Greece has resettled hundreds of migrants in a temporary new tent facility after a fire destroyed their overcrowded refugee camp on the island of Lesbos and hopes to have moved all of them this week, government officials said on Monday.

More than 12,000 people, mostly refugees from Afghanistan, Africa and Syria, are without shelter and have to sleep out in the open without proper sanitation after a fire tore through the Moria migrant camp last Wednesday.

Greece is now registering the migrants and testing them for COVID-19 before channeling them into the temporary tent camp, government spokesman Stelios Petsas said, though a police officer said some were refusing to move to the facility.

"We expect that in the next three to four days all will be housed, a bit less than the (total number of) roughly 12,000 homeless," he told reporters.

The authorities have already moved some 400 minors from the island to the Greek mainland since the blaze for possible resettlement in other European countries.

A a new temporary camp for refugees and migrants from the destroyed Moria camp on the island of Lesbos. /Reuters

A a new temporary camp for refugees and migrants from the destroyed Moria camp on the island of Lesbos. /Reuters

About 600 migrants have so far been resettled in the temporary tent camp, and 14 of them have tested positive for COVID-19, a government official said.

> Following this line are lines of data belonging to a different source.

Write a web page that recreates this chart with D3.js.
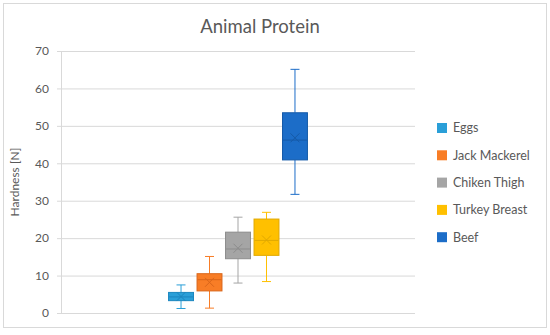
<!DOCTYPE html>
<html>
<head>
<meta charset="utf-8">
<script src="https://cdn.jsdelivr.net/npm/d3@7"></script>
<style>
  body { margin: 0; background: #fff; }
  svg { display: block; font-family: Lato, "Open Sans", sans-serif; }
</style>
</head>
<body>
<div id="chart"></div>
<script>
// box & whisker values
const series = ["Eggs", "Jack Mackerel", "Chiken Thigh", "Turkey Breast", "Beef"]
const minVals = [1.2, 1.3, 8.0, 8.4, 31.7]
const q1Vals = [3.3, 5.9, 14.5, 15.4, 40.9]
const medianVals = [4.3, 8.9, 17.1, 19.4, 46.2]
const q3Vals = [5.5, 10.5, 21.6, 25.1, 53.5]
const maxVals = [7.5, 15.1, 25.6, 26.9, 65.1]
const meanVals = [4.4, 8.2, 17.3, 19.5, 46.8]
const yTicks = [0, 10, 20, 30, 40, 50, 60, 70]

const fills = ["#2a9fd8", "#f87d26", "#a5a5a5", "#ffc000", "#1c6dc8"]
const strokes = ["#1b86bf", "#d9651a", "#8c8c8c", "#e0a800", "#155aa8"]

const width = 550, height = 335
const margin = { top: 51, right: 135, bottom: 22, left: 61 }

const svg = d3.select("#chart").append("svg")
  .attr("width", width)
  .attr("height", height)

// outer frame
svg.append("rect")
  .attr("x", 3.5).attr("y", 3.5)
  .attr("width", 543).attr("height", 324)
  .attr("fill", "#fff")
  .attr("stroke", "#d9d9d9")

svg.append("text")
  .attr("x", 260).attr("y", 33)
  .attr("text-anchor", "middle")
  .attr("font-size", 18.5)
  .attr("fill", "#595959")
  .text("Animal Protein")

const y = d3.scaleLinear().domain([0, 70]).range([height - margin.bottom, margin.top])
const x0 = d3.scaleBand().domain([""]).range([margin.left, width - margin.right]).paddingOuter(0.745)
const x1 = d3.scaleBand().domain(series).range([0, x0.bandwidth()]).paddingInner(0.09).paddingOuter(0.04)

//gridlines with the little ticks poking out left of the axis
const yAxis = d3.axisLeft(y)
  .tickValues(yTicks)
  .tickSize(-(width - margin.right - margin.left) - 4)
  .tickPadding(8)
svg.append("g")
  .attr("transform", `translate(${margin.left - 4},0)`)
  .call(yAxis)
  .call(g => g.select(".domain").remove())
  .call(g => g.selectAll(".tick line").attr("stroke", "#d9d9d9"))
  .call(g => g.selectAll(".tick text").attr("fill", "#595959").attr("font-size", 12).attr("font-family", "Lato, sans-serif"))

svg.append("line")
  .attr("x1", margin.left + 0.5).attr("x2", margin.left + 0.5)
  .attr("y1", y(70)).attr("y2", y(0))
  .attr("stroke", "#d9d9d9")

svg.append("text")
  .attr("transform", `translate(19,${(y(0) + y(70)) / 2}) rotate(-90)`)
  .attr("text-anchor", "middle")
  .attr("font-size", 12)
  .attr("fill", "#595959")
  .text("Hardness [N]")

const boxes = series.map((name, i) => ({
  name, i,
  min: minVals[i], q1: q1Vals[i], med: medianVals[i],
  q3: q3Vals[i], max: maxVals[i], mean: meanVals[i]
}))

const g = svg.append("g")
  .selectAll("g")
  .data(boxes)
  .join("g")
  .attr("transform", d => `translate(${x0("") + x1(d.name)},0)`)

const bw = x1.bandwidth()
const cx = bw / 2
const cap = 4.5

// whiskers
g.append("line")
  .attr("x1", cx).attr("x2", cx)
  .attr("y1", d => y(d.max)).attr("y2", d => y(d.q3))
  .attr("stroke", d => fills[d.i])
g.append("line")
  .attr("x1", cx).attr("x2", cx)
  .attr("y1", d => y(d.q1)).attr("y2", d => y(d.min))
  .attr("stroke", d => fills[d.i])
g.append("line")
  .attr("x1", cx - cap).attr("x2", cx + cap)
  .attr("y1", d => y(d.max)).attr("y2", d => y(d.max))
  .attr("stroke", d => fills[d.i])
g.append("line")
  .attr("x1", cx - cap).attr("x2", cx + cap)
  .attr("y1", d => y(d.min)).attr("y2", d => y(d.min))
  .attr("stroke", d => fills[d.i])

g.append("rect")
  .attr("x", 0.5)
  .attr("width", bw - 1)
  .attr("y", d => y(d.q3))
  .attr("height", d => y(d.q1) - y(d.q3))
  .attr("fill", d => fills[d.i])
  .attr("stroke", d => strokes[d.i])

g.append("line")
  .attr("x1", 1).attr("x2", bw - 1)
  .attr("y1", d => y(d.med)).attr("y2", d => y(d.med))
  .attr("stroke", d => strokes[d.i])

// mean marker (x)
const m = 4.5
g.append("path")
  .attr("d", d => {
    const my = y(d.mean)
    return `M${cx - m},${my - m}L${cx + m},${my + m}M${cx - m},${my + m}L${cx + m},${my - m}`
  })
  .attr("stroke", d => strokes[d.i])
  .attr("fill", "none")

// legend
const legend = svg.append("g")
  .selectAll("g")
  .data(series)
  .join("g")
  .attr("transform", (d, i) => `translate(437,${128 + i * 27.3})`)
legend.append("rect")
  .attr("y", -5).attr("width", 10).attr("height", 10)
  .attr("fill", (d, i) => fills[i])
legend.append("text")
  .attr("x", 16)
  .attr("dy", "0.35em")
  .attr("font-size", 12.5)
  .attr("fill", "#595959")
  .text(d => d)
</script>
</body>
</html>
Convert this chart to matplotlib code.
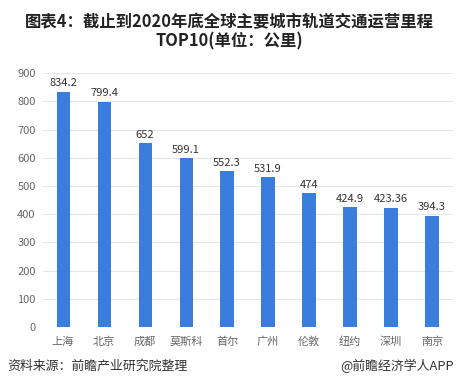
import matplotlib.pyplot as plt
import numpy as np

plt.rcParams['font.family'] = ['Noto Sans CJK SC', 'DejaVu Sans']

cities = ['上海', '北京', '成都', '莫斯科', '首尔', '广州', '伦敦', '纽约', '深圳', '南京']
mileage = [834.2, 799.4, 652, 599.1, 552.3, 531.9, 474, 424.9, 423.36, 394.3]
labels = ['834.2', '799.4', '652', '599.1', '552.3', '531.9', '474', '424.9', '423.36', '394.3']
yticks = [0, 100, 200, 300, 400, 500, 600, 700, 800, 900]

fig = plt.figure(figsize=(4.58, 3.9), dpi=100)
ax = fig.add_axes([0.093, 0.1615, 0.895, 0.651])

x = np.arange(len(cities))
ax.bar(x, mileage, width=0.32, color='#3b7ddd', zorder=3)
for xi, v, s in zip(x, mileage, labels):
    ax.text(xi, v + 12, s, ha='center', va='bottom', fontsize=8, color='#333333')

ax.set_xlim(-0.5, len(cities) - 0.5)
ax.set_ylim(0, 900)
ax.set_yticks(yticks)
ax.set_xticks(x)
ax.set_xticklabels(cities)
ax.tick_params(length=0, labelsize=8, colors='#666666')
ax.tick_params(axis='x', pad=7)
ax.tick_params(axis='y', pad=5)
ax.grid(axis='y', color='#e6e6e6', linewidth=0.8, zorder=0)
for sp in ax.spines.values():
    sp.set_visible(False)

fig.text(0.5, 0.944, '图表4：截止到2020年底全球主要城市轨道交通运营里程', ha='center', va='center',
         fontsize=11.8, fontweight='bold', color='#222222')
fig.text(0.5, 0.893, 'TOP10(单位：公里)', ha='center', va='center',
         fontsize=11.8, fontweight='bold', color='#222222')
fig.text(0.015, 0.062, '资料来源：前瞻产业研究院整理', ha='left', va='center', fontsize=9.3, color='#333333')
fig.text(0.99, 0.062, '@前瞻经济学人APP', ha='right', va='center', fontsize=9.3, color='#333333')

fig.savefig('out.png', dpi=100, facecolor='white')
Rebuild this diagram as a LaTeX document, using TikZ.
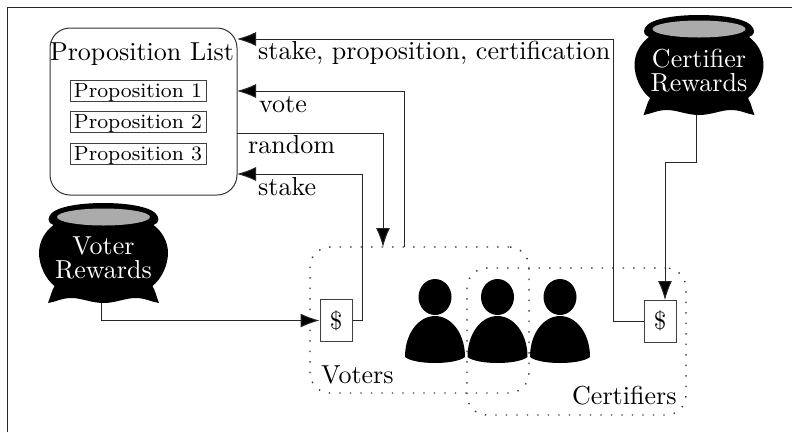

In the chaos following last week's fire, authorities lost sight of 35 people who had tested positive, deepening fears of an outbreak among migrants sleeping closely together without proper sanitation.

Petsas repeated on Monday the government's suspicion that the fire was started deliberately "by migrants who wanted to blackmail the government to leave the island." An investigation into the cause of the blaze is underway.

Prime Minister Kyriakos Mitsotakis said on Sunday that Greece would build a permanent new migrant reception center to replace the Moria facility.

Germany's Bild newspaper reported on Monday that Berlin is considering taking in thousands of refugees from Lesbos as a one-off gesture and also wants the Moria camp to be rebuilt and run by the European Union.